Our study demonstrated that CARM1 overexpression in breast cancer was associated with the overexpression of HER2. Both HER-2 subtype (69.6%) and luminal B subtype (59.6%) showed higher rate of CARM1 expression compared with that in luminal A tumors. Within luminal B subtype, HER2 signaling is dominant, as demonstrated by the poor response of such tumors to endocrine therapy alone. HER2 overexpression confers intrinsic or primary resistance to hormone-based therapy despite the presence of hormone receptors [38, 39]. In this study, we showed that there was a strong positive correlation between CARM1 and HER2 expression. This suggests that CARM1 may be useful as a predictor of clinical outcomes in patients with HER2-positive tumors.
The mechanism of CARM1 and HER2 interaction, or through which pathway they crosstalk, has not yet been elucidated. One potential mechanism may be the transcriptional coactivation mediated by CARM1 and p160. CARM1 was initially described as a transcriptional coactivator of the p160 nuclear receptor family . All members of the p160 family are natural substrates of CARM1, which can bind and recruit CARM1 to synergistically exert transcriptional co-activating functions of target genes . Multiple studies have demonstrated that AIB1 (a member of the p160 family) mRNA and protein expression in breast cancer is associated with the expression of HER2. AIB1 was shown to play a role in the regulation of the HER2 pathway . Although AIB1 expression was not examined in our study, data from El Messaoudi S et al. showed that AIB1 and CARM1 mRNA levels were both elevated in breast cancer, notably in grade 3 . Our finding that CARM1 overexpression in breast cancer correlated with high HER2 expression supports the hypothesis that CARM1 might play an important role in the regulation of the HER2 pathway, probably through transcriptional coactivation with the p160 family.

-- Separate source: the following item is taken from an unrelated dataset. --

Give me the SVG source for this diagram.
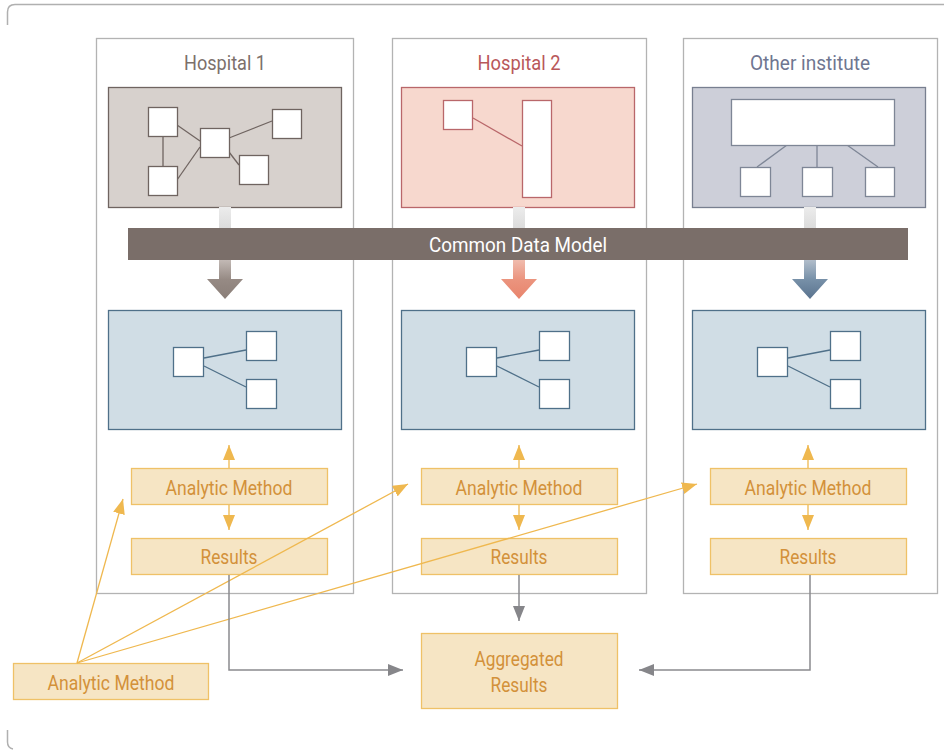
<svg xmlns="http://www.w3.org/2000/svg" width="944" height="750" viewBox="0 0 944 750">
<defs>
<style>
.panel{fill:#fff;stroke:#b3b3b3;stroke-width:1.3}
.title{font-family:Roboto,"Liberation Sans",sans-serif;font-size:21px;font-weight:400;text-anchor:middle}
.wsq{fill:#fff}
.cdm{fill:#d0dde5;stroke:#4f7089;stroke-width:1.3}
.cdmsq{fill:#fff;stroke:#4f7089;stroke-width:1.3}
.cdmln{stroke:#4f7089;stroke-width:1.3;fill:none}
.ob{fill:#f6e5c4;stroke:#efc167;stroke-width:1.3}
.ot{font-family:Roboto,"Liberation Sans",sans-serif;font-size:21px;font-weight:400;fill:#d3913a;text-anchor:middle}
.oline{stroke:#efb84f;stroke-width:1.3;fill:none}
.gline{stroke:#8b8b8f;stroke-width:1.5;fill:none}
</style>
<marker id="oa" markerUnits="userSpaceOnUse" markerWidth="16" markerHeight="12" refX="15" refY="6" orient="auto">
<path d="M0,0 L15,6 L0,12 Z" fill="#efb84f"/>
</marker>
<marker id="ga" markerUnits="userSpaceOnUse" markerWidth="16" markerHeight="12" refX="15" refY="6" orient="auto">
<path d="M0,0 L15,6 L0,12 Z" fill="#86868a"/>
</marker>
<linearGradient id="stemTop" x1="0" y1="0" x2="0" y2="1">
<stop offset="0" stop-color="#ececec"/><stop offset="1" stop-color="#dcdcdc"/>
</linearGradient>
<linearGradient id="g1" x1="0" y1="0" x2="0" y2="1">
<stop offset="0" stop-color="#c2b9b5"/><stop offset="0.5" stop-color="#968a84"/><stop offset="1" stop-color="#8a7e78"/>
</linearGradient>
<linearGradient id="g2" x1="0" y1="0" x2="0" y2="1">
<stop offset="0" stop-color="#f0bcae"/><stop offset="0.5" stop-color="#eb947e"/><stop offset="1" stop-color="#e8846c"/>
</linearGradient>
<linearGradient id="g3" x1="0" y1="0" x2="0" y2="1">
<stop offset="0" stop-color="#b1bdca"/><stop offset="0.5" stop-color="#7790a8"/><stop offset="1" stop-color="#5a738e"/>
</linearGradient>
</defs>

<rect width="944" height="750" fill="#fff"/>
<path d="M7.5,25 L7.5,12 Q7.5,4.5 15,4.5 L944,4.5" fill="none" stroke="#b0b0b0" stroke-width="1.5"/>
<path d="M7.5,730 L7.5,742 Q7.5,748 13,749" fill="none" stroke="#b0b0b0" stroke-width="1.5"/>

<g id="hospital1">
<rect class="panel" x="96.5" y="38.5" width="257" height="555"/>
<text class="title" x="225" y="70" fill="#7c706b" textLength="82" lengthAdjust="spacingAndGlyphs">Hospital 1</text>
<rect x="108.5" y="87.5" width="233" height="120" fill="#d7d1cd" stroke="#6f6460" stroke-width="1.3"/>
<g stroke="#6f6460" stroke-width="1.3">
<line x1="163" y1="136" x2="163" y2="166"/>
<line x1="177" y1="125" x2="200" y2="141"/>
<line x1="177" y1="180" x2="200" y2="147"/>
<line x1="229" y1="138" x2="272" y2="121"/>
<line x1="229" y1="152" x2="239" y2="165"/>
<rect class="wsq" x="148.5" y="107.5" width="29" height="29"/>
<rect class="wsq" x="148.5" y="166.5" width="29" height="29"/>
<rect class="wsq" x="200.5" y="128.5" width="29" height="29"/>
<rect class="wsq" x="272.5" y="109.5" width="29" height="29"/>
<rect class="wsq" x="239.5" y="155.5" width="29" height="29"/>
</g>
</g>

<g id="hospital2">
<rect class="panel" x="392.5" y="38.5" width="254" height="555"/>
<text class="title" x="519" y="70" fill="#b9585a" textLength="83" lengthAdjust="spacingAndGlyphs">Hospital 2</text>
<rect x="401.5" y="87.5" width="233" height="120" fill="#f7d8ce" stroke="#b9676a" stroke-width="1.3"/>
<g stroke="#b9676a" stroke-width="1.3">
<line x1="473" y1="118" x2="522" y2="146"/>
<rect class="wsq" x="443.5" y="100.5" width="29" height="29"/>
<rect class="wsq" x="522.5" y="100.5" width="29" height="97"/>
</g>
</g>

<g id="other-institute">
<rect class="panel" x="683.5" y="38.5" width="254" height="555"/>
<text class="title" x="810" y="70" fill="#6f7691" textLength="120" lengthAdjust="spacingAndGlyphs">Other institute</text>
<rect x="692.5" y="87.5" width="233" height="120" fill="#cdcfd9" stroke="#787f90" stroke-width="1.3"/>
<g stroke="#7e8696" stroke-width="1.3">
<line x1="787" y1="145" x2="757" y2="167"/>
<line x1="817" y1="145" x2="817" y2="167"/>
<line x1="847" y1="145" x2="878" y2="167"/>
<rect class="wsq" x="731.5" y="99.5" width="163" height="46"/>
<rect class="wsq" x="740.5" y="167.5" width="30" height="29"/>
<rect class="wsq" x="802.5" y="167.5" width="30" height="29"/>
<rect class="wsq" x="865.5" y="167.5" width="29" height="29"/>
</g>
</g>

<g id="transform-arrows">
<rect x="219" y="207" width="12" height="21" fill="url(#stemTop)"/>
<rect x="513" y="207" width="12" height="21" fill="url(#stemTop)"/>
<rect x="804" y="207" width="12" height="21" fill="url(#stemTop)"/>
<path d="M219,260 L231,260 L231,279 L243,279 L225,299 L207,279 L219,279 Z" fill="url(#g1)"/>
<path d="M513,260 L525,260 L525,279 L537,279 L519,299 L501,279 L513,279 Z" fill="url(#g2)"/>
<path d="M804,260 L816,260 L816,279 L828,279 L810,299 L792,279 L804,279 Z" fill="url(#g3)"/>
</g>

<g id="common-data-model">
<rect x="128" y="228" width="780" height="32" fill="#7a6e69"/>
<text x="518" y="252" font-family="Roboto,'Liberation Sans',sans-serif" font-size="21" fill="#fff" text-anchor="middle" textLength="178" lengthAdjust="spacingAndGlyphs">Common Data Model</text>
</g>

<g id="cdm1">
<rect class="cdm" x="108.5" y="310.5" width="233" height="119"/>
<line class="cdmln" x1="204" y1="358" x2="246" y2="350"/>
<line class="cdmln" x1="204" y1="366" x2="246" y2="387"/>
<rect class="cdmsq" x="173.5" y="347.5" width="30" height="29"/>
<rect class="cdmsq" x="246.5" y="331.5" width="30" height="29"/>
<rect class="cdmsq" x="246.5" y="379.5" width="30" height="29"/>
</g>
<g id="cdm2">
<rect class="cdm" x="401.5" y="310.5" width="233" height="119"/>
<line class="cdmln" x1="497" y1="358" x2="539" y2="350"/>
<line class="cdmln" x1="497" y1="366" x2="539" y2="387"/>
<rect class="cdmsq" x="466.5" y="347.5" width="30" height="29"/>
<rect class="cdmsq" x="539.5" y="331.5" width="30" height="29"/>
<rect class="cdmsq" x="539.5" y="379.5" width="30" height="29"/>
</g>
<g id="cdm3">
<rect class="cdm" x="692.5" y="310.5" width="233" height="119"/>
<line class="cdmln" x1="788" y1="358" x2="830" y2="350"/>
<line class="cdmln" x1="788" y1="366" x2="830" y2="387"/>
<rect class="cdmsq" x="757.5" y="347.5" width="30" height="29"/>
<rect class="cdmsq" x="830.5" y="331.5" width="30" height="29"/>
<rect class="cdmsq" x="830.5" y="379.5" width="30" height="29"/>
</g>

<g id="method1">
<rect class="ob" x="131.5" y="468.5" width="196" height="36"/>
<text class="ot" x="229" y="495" textLength="127" lengthAdjust="spacingAndGlyphs">Analytic Method</text>
</g>
<g id="results1">
<rect class="ob" x="131.5" y="538.5" width="196" height="36"/>
<text class="ot" x="229" y="564" textLength="57" lengthAdjust="spacingAndGlyphs">Results</text>
</g>
<g id="method2">
<rect class="ob" x="421.5" y="468.5" width="196" height="36"/>
<text class="ot" x="519" y="495" textLength="127" lengthAdjust="spacingAndGlyphs">Analytic Method</text>
</g>
<g id="results2">
<rect class="ob" x="421.5" y="538.5" width="196" height="36"/>
<text class="ot" x="519" y="564" textLength="57" lengthAdjust="spacingAndGlyphs">Results</text>
</g>
<g id="method3">
<rect class="ob" x="710.5" y="468.5" width="196" height="36"/>
<text class="ot" x="808" y="495" textLength="127" lengthAdjust="spacingAndGlyphs">Analytic Method</text>
</g>
<g id="results3">
<rect class="ob" x="710.5" y="538.5" width="196" height="36"/>
<text class="ot" x="808" y="564" textLength="57" lengthAdjust="spacingAndGlyphs">Results</text>
</g>
<g id="aggregated-results">
<rect class="ob" x="421.5" y="633.5" width="196" height="75"/>
<text class="ot" x="519" y="666" textLength="89" lengthAdjust="spacingAndGlyphs">Aggregated</text>
<text class="ot" x="519" y="692" textLength="57" lengthAdjust="spacingAndGlyphs">Results</text>
</g>
<g id="central-method">
<rect class="ob" x="13.5" y="663.5" width="195" height="36"/>
<text class="ot" x="111" y="690" textLength="127" lengthAdjust="spacingAndGlyphs">Analytic Method</text>
</g>

<g id="connectors">
<line class="oline" x1="229" y1="468" x2="229" y2="445" marker-end="url(#oa)"/>
<line class="oline" x1="229" y1="505" x2="229" y2="530" marker-end="url(#oa)"/>
<line class="oline" x1="519" y1="468" x2="519" y2="445" marker-end="url(#oa)"/>
<line class="oline" x1="519" y1="505" x2="519" y2="530" marker-end="url(#oa)"/>
<line class="oline" x1="808" y1="468" x2="808" y2="445" marker-end="url(#oa)"/>
<line class="oline" x1="808" y1="505" x2="808" y2="530" marker-end="url(#oa)"/>
<line class="oline" x1="77" y1="663" x2="123" y2="499" marker-end="url(#oa)"/>
<line class="oline" x1="77" y1="663" x2="408" y2="484" marker-end="url(#oa)"/>
<line class="oline" x1="77" y1="663" x2="697" y2="484" marker-end="url(#oa)"/>
<path class="gline" d="M229,575 L229,670 L403,670" marker-end="url(#ga)"/>
<line class="gline" x1="519" y1="575" x2="519" y2="621" marker-end="url(#ga)"/>
<path class="gline" d="M810,575 L810,670 L639,670" marker-end="url(#ga)"/>
</g>
</svg>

TN breast cancer is associated with poor prognosis because it lacks the benefit of specific therapy. The TN subtype group encompasses a number of distinct entities with defined gene expression profiles and outcomes . Our results revealed that over half of the TN tumors overexpressed nuclear CARM1. These results suggest that monitoring the level of CARM1 expression might be valuable to distinguish different entities of TN tumors. Future research should explore this hypothesis as well as its clinical applicability
In summary, based on previous work and the results presented here, CARM1 may promote tumor cell growth by activating nuclear receptors and multiple growth factor signaling cascades in breast cancer. However, the predominance of which pathway is regulated by CARM1 depends on the tumor phenotype. CARM1 requires its enzymatic activity for all of its known nuclear functions. Thus, specific and potent small molecule inhibitors of CARM1 will incapacitate all of its nuclear functions . Additionally, chemotherapeutic drugs targeted at CARM1 will likely interfere with several pathways concomitantly. Therefore, targeted therapy of CARM1 is promising and warrants further exploration.
One limitation of the study is that we didn’t know the relationship of CARM1 overexpression and the prognosis of breast cancer. It still remains unclear about the accurate regulative pathways mentioned above in cancer cells. All these need to be explored by further study.